Three months ago the document formed the basis of a report in the New York Times (NYT) which said that Josep Lluis Alay, Puigdemont’s chief of staff, met with “current Russian officials, former intelligence officers and the well-connected grandson of a KGB spymaster”.
The aim said the paper “was to secure Russia’s help in severing Catalonia from the rest of Spain”.
Puigdemont and Alay confirmed they had travelled to Moscow, but as part of a regular outreach programme to foreign officials and journalists.
Alay told the NYT any suggestion they were seeking assistance from Russia was “a fantasy story created by Madrid”.
Puigdemont and his fellow exiled Catalan MEPs, Clara Ponsati and Toni Comin, filed a question to the European Commission demanding explanations for the report, which was said to be written by the EU Intelligence Analysis Centre (EU INTCEN), one of the main sources for the NYT’s narrative.
Of course the story was picked up by some Catalan media and triggered quite a storm, but now the anti-independence Catalan Josep Borrell, the EU’s High Representative for Foreign Affairs and Security Policy, speaking on the commission’s behalf, has admitted it was fake news.
He said: “EU INTCEN is not the author of the report mentioned in the New York Times article … [and] does not know who the author of the report in question is.”
Cue red faces all round and some ridicule.
On Twitter, Puigdemont said the most important thing, apart from the report itself, was that Europe did not know who may have written it.
He said: “If the European intelligence agency officially declares that they do not know who may have made the report, either the agency is very unintelligent or it is not interested in being involved in a case full of falsehoods.”

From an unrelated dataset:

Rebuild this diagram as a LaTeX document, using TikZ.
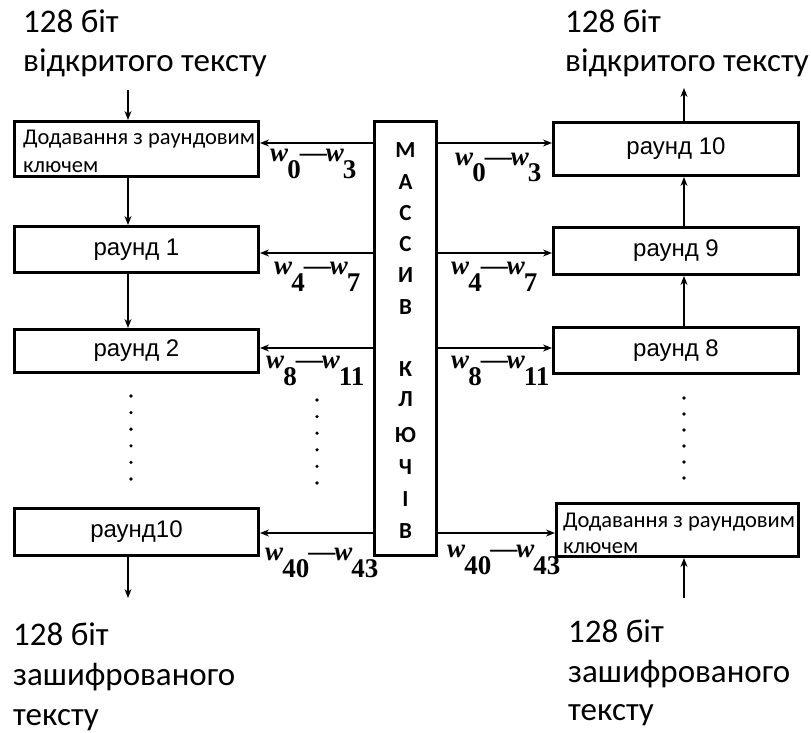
\documentclass[tikz,border=0pt]{standalone}
\usepackage{fontspec}
\setmainfont{Carlito}
\newfontfamily\arialf{Liberation Sans}
\newfontfamily\timesf{Liberation Serif}
\usetikzlibrary{arrows.meta}
\newcommand\wlab[2]{{\timesf\bfseries\fontsize{27}{30}\selectfont\textit{w}\kern-1pt\raisebox{-17pt}{#1}\kern-1pt—\kern-1pt\textit{w}\kern-1pt\raisebox{-17pt}{#2}}}
\begin{document}
\begin{tikzpicture}[x=1pt,y=-1pt,
  box/.style={draw, line width=3pt, inner sep=0pt, font=\arialf\fontsize{24}{28}\selectfont},
  keybox/.style={draw, line width=3pt, inner sep=0pt},
  smalltxt/.style={inner sep=0pt, anchor=base west, font=\fontsize{22.5}{25}\selectfont},
  bigtxt/.style={inner sep=0pt, anchor=base west, font=\fontsize{33}{38}\selectfont},
  keyl/.style={inner sep=0pt, font=\bfseries\fontsize{23}{23}\selectfont},
  wtxt/.style={inner sep=0pt, anchor=base west},
  arr/.style={-{Stealth[length=9pt,width=7pt]}, line width=1.3pt},
  dotc/.style={fill=black}
]
\useasboundingbox (0,0) rectangle (811,733);

% top / bottom texts
\node[bigtxt] (tl1) at (23,33) {128 біт};
\node[bigtxt] (tl2) at (23,72) {відкритого тексту};
\node[bigtxt] (tr1) at (565,33) {128 біт};
\node[bigtxt] (tr2) at (565,72) {відкритого тексту};
\node[bigtxt] (bl1) at (13,645) {128 біт};
\node[bigtxt] (bl2) at (13,685) {зашифрованого};
\node[bigtxt] (bl3) at (13,725) {тексту};
\node[bigtxt] (br1) at (568,642) {128 біт};
\node[bigtxt] (br2) at (568,682) {зашифрованого};
\node[bigtxt] (br3) at (568,720) {тексту};

% left column
\node[box, minimum width=244, minimum height=55] (L0) at (136.5,149) {};
\node[smalltxt] (L0a) at (23,145) {Додавання з раундовим};
\node[smalltxt] (L0b) at (23,172) {ключем};
\node[box, minimum width=244, minimum height=46] (L1) at (136.5,249.5) {раунд 1};
\node[box, minimum width=244, minimum height=43] (L2) at (136.5,351) {раунд 2};
\node[box, minimum width=244, minimum height=47] (L10) at (136.5,532) {раунд10};

% right column
\node[box, minimum width=245, minimum height=53] (R10) at (676,149) {раунд 10};
\node[box, minimum width=245, minimum height=47] (R9) at (676,251) {раунд 9};
\node[box, minimum width=245, minimum height=46] (R8) at (676,350.5) {раунд 8};
\node[box, minimum width=242, minimum height=53] (R0) at (677.5,530) {};
\node[smalltxt] (R0a) at (563,527) {Додавання з раундовим};
\node[smalltxt] (R0b) at (563,553) {ключем};

% key array
\node[keybox, minimum width=62, minimum height=434] (K) at (405.5,338.5) {};
\foreach \l/\y [count=\i] in {М/150,А/182,С/213,С/244,И/275,В/307,К/369,Л/399,Ю/435,Ч/467,І/499,В/531}
  \node[keyl] (k\i) at (405.5,\y) {\l};

% vertical arrows left
\coordinate (inL) at (128,90);
\coordinate (outL) at (128,598);
\draw[arr] (inL) -- (inL |- L0.north);
\draw[arr] (L0.south -| inL) -- (L1.north -| inL);
\draw[arr] (L1.south -| inL) -- (L2.north -| inL);
\draw[arr] (L10.south -| inL) -- (outL);

% vertical arrows right
\coordinate (inR) at (684,598);
\coordinate (outR) at (684,88);
\draw[arr] (inR) -- (inR |- R0.south);
\draw[arr] (R8.north -| inR) -- (R9.south -| inR);
\draw[arr] (R9.north -| inR) -- (R10.south -| inR);
\draw[arr] (R10.north -| inR) -- (outR);

% dots
\foreach \i in {0,...,5} {
  \fill[dotc] (131,396+\i*16.6) circle (1.8);
  \fill[dotc] (317,400+\i*16.6) circle (1.8);
  \fill[dotc] (684,398+\i*16) circle (1.8);
}

% horizontal arrows
\foreach \y/\a/\b in {143/L0/R10, 253/L1/R9, 348/L2/R8, 533/L10/R0} {
  \draw[arr] (K.west |- 0,\y) -- (\a.east |- 0,\y);
  \draw[arr] (K.east |- 0,\y) -- (\b.west |- 0,\y);
}

% w labels
\node[wtxt] (wl1) at (270,161) {\wlab{0}{3}};
\node[wtxt] (wl2) at (274,274) {\wlab{4}{7}};
\node[wtxt] (wl3) at (266,368) {\wlab{8}{11}};
\node[wtxt] (wl4) at (265,560) {\wlab{40}{43}};
\node[wtxt] (wr1) at (455,165) {\wlab{0}{3}};
\node[wtxt] (wr2) at (451,274) {\wlab{4}{7}};
\node[wtxt] (wr3) at (451,368) {\wlab{8}{11}};
\node[wtxt] (wr4) at (447,557) {\wlab{40}{43}};
\end{tikzpicture}
\end{document}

Alay, also on Twitter, blamed the Spanish government: “The most surprising and embarrassing thing is that some Catalan politicians and journalists took for granted the story made by the state sewers.”
Ridicule came from Catalan media, including VilaWeb.cat, where Vicent Partal wrote that the NYT had said it reviewed the 10-page security report before publishing the article.
In an editorial, he wrote: “It's good that this has been clarified, but I think it would be good to remember today that the manoeuvre was obvious from the first minute.
“It was obvious that it had nothing to do with journalism. And he only deceived those who wanted to be deceived.”
Partal said the day after the NYT story appeared, he disassembled it in an editorial “without much effort … partly because the text fell apart”.